Reading to learn the content.
Reading to critique the message.
Reading because I love to read.
Reading because I need a good laugh.
Reading because I want to make the world a better place.
Reading to my son.
Reading to escape.
Reading to relax.
So, I’ve been reading I See You Everywhere by Julia Glass, and what I want to talk about is the structure: multiple chronological short movements, each 3 years apart, in the lives of two sisters. I love that idea: to look at two characters through the lens of the most significant moments in their relationship. I love it, and I’m going to use it.
I’ve been reading I See You Everywhere by Julia Glass, and what I want to talk about is voice. It’s a dual 1st person, the narration jumping back and forth between the two sisters. Through my work with 2nd Story’s personal narratives, I spend a lot of time thinking about 1st person. We write our stories to be told aloud, and the language must be 100% authentic to how that storyteller speaks. Sometimes that feels really different from a more literary 1st person narration. There are times when these sisters speak and I’m like, That’s fancypants language, it’s not really her talking! And it’s not … it’s her voice on the page. But somewhere in the back of my head I’m like, Her voice on the page IS her voice speaking, and if it’s not authentic to her speaking voice—character that’s being created for me on the page—then I don’t buy it. But I don’t know if that’s a personal preference thing, or a solid rule (and if it is a solid rule, probably Chekov broke it, right?). Anyhow, it’s something I think about a lot, and look for in every first person narration. So much has to be taken into account: what time period are we in, who is this character, where are they from, what level of education have they had, etc.? How does that come into the voice on the page, and must that be authentic to the character’s speaking voice?

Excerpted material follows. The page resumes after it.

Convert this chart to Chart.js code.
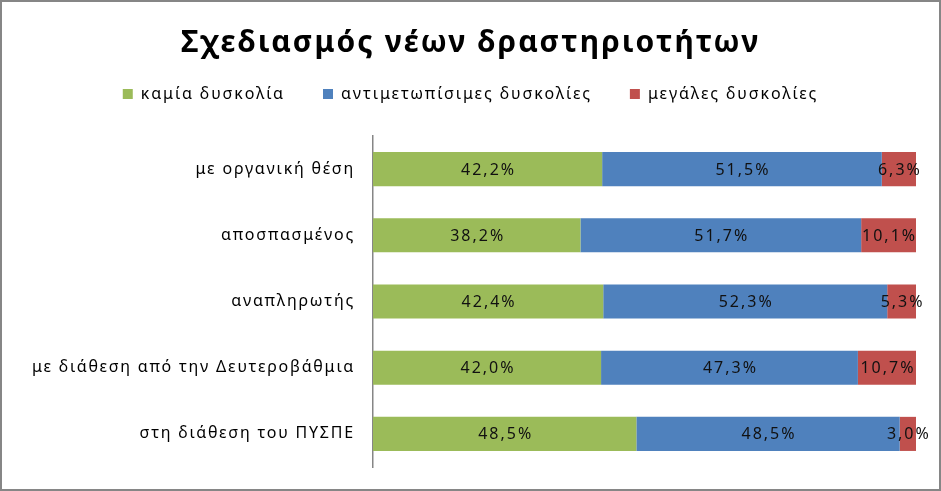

I’ve been reading I See You Everywhere by Julia Glass, and what I want to talk about is this struggle I’m having with how I read. You’re reading just to read, I told myself at page one. NOT to look at craft—but obviously, that’s not working. It’s the first thing I see, and actively shutting that part of my brain takes work (it’s totally like how Sookie in Trueblood is telekinetic and has to put in constant effort not to hear other people’s thoughts ’cause listening to other people’s thoughts all the time’ll drive a girl crazy. Shit, listening to your own thoughts all the time’ll drive you crazy; imagine hearing everyone?—That’s what I’m talking about. Except without the vampires [and while I'm on True blood ...WHY DO I HAVE TO WAIT A WHOLE YEAR TO GET THE NEXT SEASON IN ITUNES?] or awesome opening credits). I remember, back in grad school, and the crazy and necessary process of training myself to study craft, as opposed to metaphor or meaning. Like, instead of reading Moby Dick and arguing about whether or not the whale represented God, or The Man, or organized religion, or whateverthehell, maybe the whale could just be a whale for once and, instead, I look at how Melville dealt with vantage point and structure and model telling, ’cause those are the techniques I can use in my own work. Creative reading, indeed.
In an ideal universe, I’d read the book nine times in all sorts of ways, but who has that kind of time?
In an ideal world, I’d have that kind of time.